Fairy Tales Are Good to Think With
The world of Snow White and the Frog Prince and Rumplestiltskin is a heated zone where people argue their various views (from the San Diego Union Tribune).
In 1812 the Grimm Brothers published the first edition of their famous collection of fairy tales (“Kinder und Hausmärchen”) with its stories about Cinderella, Rapunzel, Sleeping Beauty and their fairytale kin. Last February , to celebrate the two-hundred-year anniversary, Harvard University hosted a convention and invited the assembled guests to consider what accounts for the timeless appeal of these abbreviated classics. My own answer: Fairy tales are good to think with.
As an example, consider the current brouhaha surrounding the La Jolla Playhouse’s staging of Hans Christian Andersen’s “The Nightingale.” Given that the musical is set in China, Asian-American actors have objected that only two of twelve roles have gone to performers of Asian descent. On the other hand and apologetic, the producers have argued that the show is better because of color-blind casting and a crew of multiethnic actors.
Since “The Nightingale” is part of the La Jolla Playhouse’s “Page to Stage Program” and still evolving, it’s hard to know how this controversy will eventually shake out; indeed, the Playhouse views the musical as a work-in-progress and hosts public discussions after each performance. That said, it may be obvious that the issue being discussed here (representation versus color-blindness) is a familiar one; for example, the very same topic will be taken up this Fall when the Supreme Court considers affirmative action. My point is that fairy tales are a site for this discussion.
Indeed, it may seem surprising at first, but the world of Snow White and the Frog Prince and Rumplestiltskin is often a heated zone where people push their particular agendas. Take the Grimm Brothers, for instance: distressed by the occupation of their country by the French, Jacob and Wilhelm Grimm advocated the recovery and telling of fairy tales as a patriotic gesture because they saw these ancient stories as expressions of the Volk and especially Germanness. Or take Bruno Bettelheim, who saw these stories embodying Freudian developmental theories that parents should pay attention to; it is not without reason that he called his book on the fairy tales “The Uses of Enchantment.” Or take early feminists who, when they wanted to point to what was wrong with patriarchal culture, criticized Snow White’s passivity and objected that Disney’s Cinderella can’t even dress herself without the help of mice.
Hans Christian Andersen was certainly pushing his own agenda when he wrote “The Nightingale.” It was written at the height of the Romantic Movement when bohemians were turning establishment values upside down: so, Andersen celebrates peasants over nobility, children over adults, the countryside over the court, and so on. In a word, Andersen’s theme in this story is the Natural versus the Artificial; and his preference is made clear by contrasting a real nightingale with a clockwork nightingale, the one singing beautifully and spontaneously in the countryside while the other is mechanical and predictable and stupidly preferred by the fashionable set at the Emperor’s court.

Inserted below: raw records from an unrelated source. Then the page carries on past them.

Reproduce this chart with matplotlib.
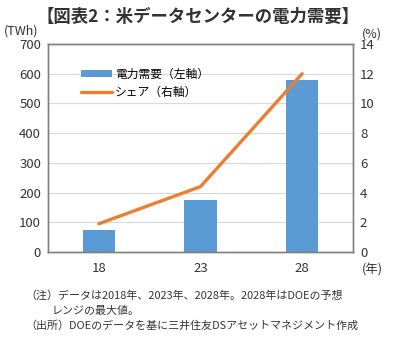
import matplotlib
matplotlib.use("Agg")
import matplotlib.pyplot as plt
import numpy as np

plt.rcParams['font.family'] = ['Noto Sans CJK JP', 'DejaVu Sans']

years = ["18", "23", "28"]
demand = [74, 175, 580]      # TWh
share = [1.9, 4.4, 12.0]     # %

fig = plt.figure(figsize=(3.96, 3.43), dpi=100)
ax = fig.add_axes([48 / 396, 1 - 252 / 343, 305 / 396, 208 / 343])
ax2 = ax.twinx()

x = np.arange(len(years))
ax.bar(x, demand, width=0.32, color='#5B9BD5', label='電力需要（左軸）', zorder=2)
ax2.plot(x, share, color='#ED7D31', linewidth=2.4, label='シェア（右軸）',
         solid_capstyle='round', zorder=3)

ax.set_xlim(-0.5, 2.5)
ax.set_ylim(0, 700)
ax2.set_ylim(0, 14)
ax.set_yticks(range(0, 701, 100))
ax2.set_yticks(range(0, 15, 2))
ax.set_xticks(x)
ax.set_xticklabels(years)

for v in range(100, 700, 100):
    ax.axhline(v, color='#D9D9D9', linewidth=0.8, zorder=1)

for a in (ax, ax2):
    for s in a.spines.values():
        s.set_color('#808080')
        s.set_linewidth(1.0)
    a.tick_params(length=0, labelsize=9.5, colors='#333333', pad=5)
ax.tick_params(axis='x', pad=7)

h1, l1 = ax.get_legend_handles_labels()
h2, l2 = ax2.get_legend_handles_labels()
ax2.legend(h1 + h2, l1 + l2, loc='upper left', bbox_to_anchor=(0.085, 0.92),
           frameon=False, fontsize=8.5, handlelength=2.6, handleheight=0.6,
           handletextpad=0.3, labelspacing=0.45, borderaxespad=0.2)

fig.text(0.5, 1 - 17 / 343, '【図表2：米データセンターの電力需要】', ha='center', va='center',
         fontsize=12.5, fontweight='bold', color='#333333')
fig.text(4 / 396, 1 - 31 / 343, '(TWh)', ha='left', va='center', fontsize=9, color='#333333')
fig.text(372 / 396, 1 - 34 / 343, '(%)', ha='center', va='center', fontsize=9, color='#333333')
fig.text(372 / 396, 1 - 270 / 343, '(年)', ha='center', va='center', fontsize=9, color='#333333')

notes = [
    (25, 296, '（注）データは2018年、2023年、2028年。2028年はDOEの予想'),
    (52, 311, 'レンジの最大値。'),
    (25, 326, '（出所）DOEのデータを基に三井住友DSアセットマネジメント作成'),
]
for nx, ny, t in notes:
    fig.text(nx / 396, 1 - ny / 343, t, ha='left', va='center', fontsize=7.9, color='#333333')

fig.savefig('out.png', dpi=100)
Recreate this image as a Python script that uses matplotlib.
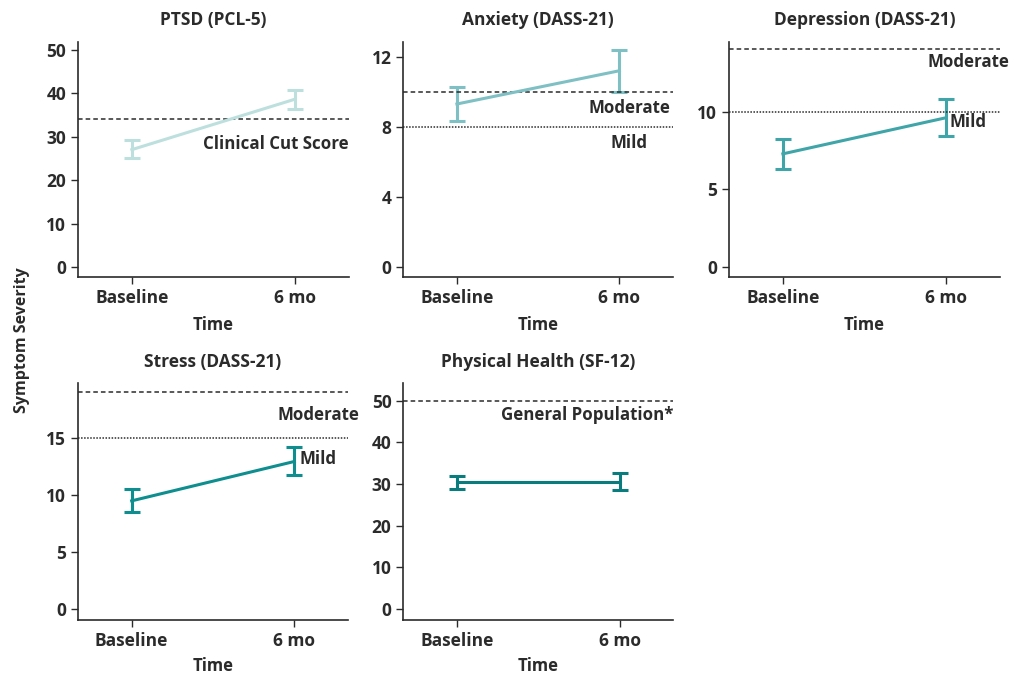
import matplotlib.pyplot as plt

plt.rcParams['font.family'] = ['Open Sans', 'DejaVu Sans']

times = ['Baseline', '6 mo']

titles = ['PTSD (PCL-5)', 'Anxiety (DASS-21)', 'Depression (DASS-21)',
          'Stress (DASS-21)', 'Physical Health (SF-12)']

means = [[27.0, 38.6], [9.3, 11.2], [7.27, 9.6], [9.5, 12.95], [30.4, 30.4]]
lower = [[25.1, 36.4], [8.34, 10.0], [6.28, 8.43], [8.5, 11.75], [28.9, 28.5]]
upper = [[29.1, 40.8], [10.25, 12.38], [8.24, 10.8], [10.5, 14.2], [32.0, 32.6]]

yticks = [[0, 10, 20, 30, 40, 50], [0, 4, 8, 12], [0, 5, 10], [0, 5, 10, 15],
          [0, 10, 20, 30, 40, 50]]
ylims = [(-2.2, 51.8), (-0.57, 12.86), (-0.65, 14.5), (-0.94, 19.8), (-2.6, 54.2)]

# reference lines: (value, label, linestyle)
refs = [
    [(34, 'Clinical Cut Score', (0, (3, 2)))],
    [(10, 'Moderate', (0, (3, 2))), (8, 'Mild', (0, (1, 1)))],
    [(14, 'Moderate', (0, (3, 2))), (10, 'Mild', (0, (1, 1)))],
    [(19, 'Moderate', (0, (3, 2))), (15, 'Mild', (0, (1, 1)))],
    [(50, 'General Population*', (0, (3, 2)))],
]
# label positions (x in data units, y in data units)
label_pos = [
    [(0.88, 28.2)],
    [(1.06, 9.05), (1.06, 7.09)],
    [(1.136, 13.2), (1.136, 9.35)],
    [(1.147, 17.0), (1.147, 13.2)],
    [(0.80, 46.6)],
]

colors = ['#bde0de', '#7fc0c4', '#3fa5a8', '#0e8e8f', '#0b7c7e']

W, H = 1009, 673
fig = plt.figure(figsize=(W / 100, H / 100), dpi=100)

boxes = [(78, 41.7, 349, 276.7), (403.3, 41.7, 673, 276.7), (729, 41.7, 1000, 276.7),
         (78, 383.3, 348, 620), (403.3, 383.3, 673.3, 620)]

dark = '#2b2b2b'
for i in range(5):
    l, t, r, b = boxes[i]
    ax = fig.add_axes([l / W, 1 - b / H, (r - l) / W, (b - t) / H])
    x = [0, 1]
    m = means[i]
    err = [[m[k] - lower[i][k] for k in x], [upper[i][k] - m[k] for k in x]]
    ax.errorbar(x, m, yerr=err, color=colors[i], lw=2.2, elinewidth=2.2,
                capsize=6, capthick=2.2)
    for (val, lab, ls), (tx, ty) in zip(refs[i], label_pos[i]):
        ax.axhline(val, color=dark, lw=1.1, ls=ls)
        ax.text(tx, ty, lab, ha='center', va='center', fontsize=12.2,
                color=dark, fontweight='bold')
    ax.set_xlim(-0.33, 1.33)
    ax.set_ylim(*ylims[i])
    ax.set_xticks(x)
    ax.set_xticklabels(times)
    ax.set_yticks(yticks[i])
    ax.tick_params(labelsize=12.5, colors=dark, length=5, width=1)
    for lab in ax.get_xticklabels() + ax.get_yticklabels():
        lab.set_fontweight('bold')
    for s in ['top', 'right']:
        ax.spines[s].set_visible(False)
    for s in ['left', 'bottom']:
        ax.spines[s].set_color(dark)
        ax.spines[s].set_linewidth(1.2)
    ax.set_title(titles[i], fontsize=12.5, fontweight='bold', color=dark, pad=12)
    ax.set_xlabel('Time', fontsize=12, fontweight='bold', color=dark,
                  labelpad=7 if i < 3 else 5)

fig.text(22 / W, 1 - 340 / H, 'Symptom Severity', rotation=90, ha='center',
         va='center', fontsize=11.5, fontweight='bold', color=dark)

fig.savefig('out.png', dpi=100)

This is the story taken up by Steven Sater and Duncan Sheik (book and music) and Moisés Kaufman (Director) in the current musical version of “The Nightingale” at the La Jolla Playhouse. To be sure, theirs is a “loose translation” of Andersen’s tale and the production is still evolving but, in general, this version adds a coming-of-age story to Andersen’s fervid advocacy of the Natural over the Artificial.
Since Sater and Sheik were the minds behind “Spring Awakening,” a Tony-Award-winning play that also featured coming-of-age-stories, we should not be surprised that they have refashioned Andersen’s work so that we now follow the maturation of the young Emperor. Buddha-like, he has grown up entirely within the castle walls of San Souci and knows nothing about the larger world of the poor outside his pleasure dome. But thanks to his infatuation with a peasant girl and a magical glowing book (which seems to resemble an iPad), he learns about that other world once he ignores his disapproving mother and leaves his castle–coming out, as it were.
In this way, this new version of “The Nightingale” joins a host of other recent offerings where the fairy tales–once seen as the exclusive property of children–have become a favored locale for adolescents and the coming-of-age story. Last year there were the films “Beastly” (a modern-day riff on “Beauty and the Beast” featuring a misunderstood and heavily tattooed high-school student as the Beast) and “Red Riding Hood” (directed by Catherine Hardwicke of the vampire-driven “Twilight” franchise and aimed at the same demographic by making the story’s villain into a werewolf). Now fairy tales seem everywhere: on television (“Grimm” and “Once Upon a Time”) and in movie theaters (where this month’s “Snow White and the Huntsman” starring Charlize Theron replaces an incarnation of the same tale from the month before, “Mirror, Mirror” starring Julia Roberts).
In other eras, authors depended upon an audience’s wide familiarity with the Bible or Greek myths to understand their jibes and allusions and to make their points. Nowadays–when we mention a “Cinderella story” or refer to someone as an “Ugly Duckling”–it becomes clear that fairy tales are what we have in common. For this reason, too, fairy tales are good to think with.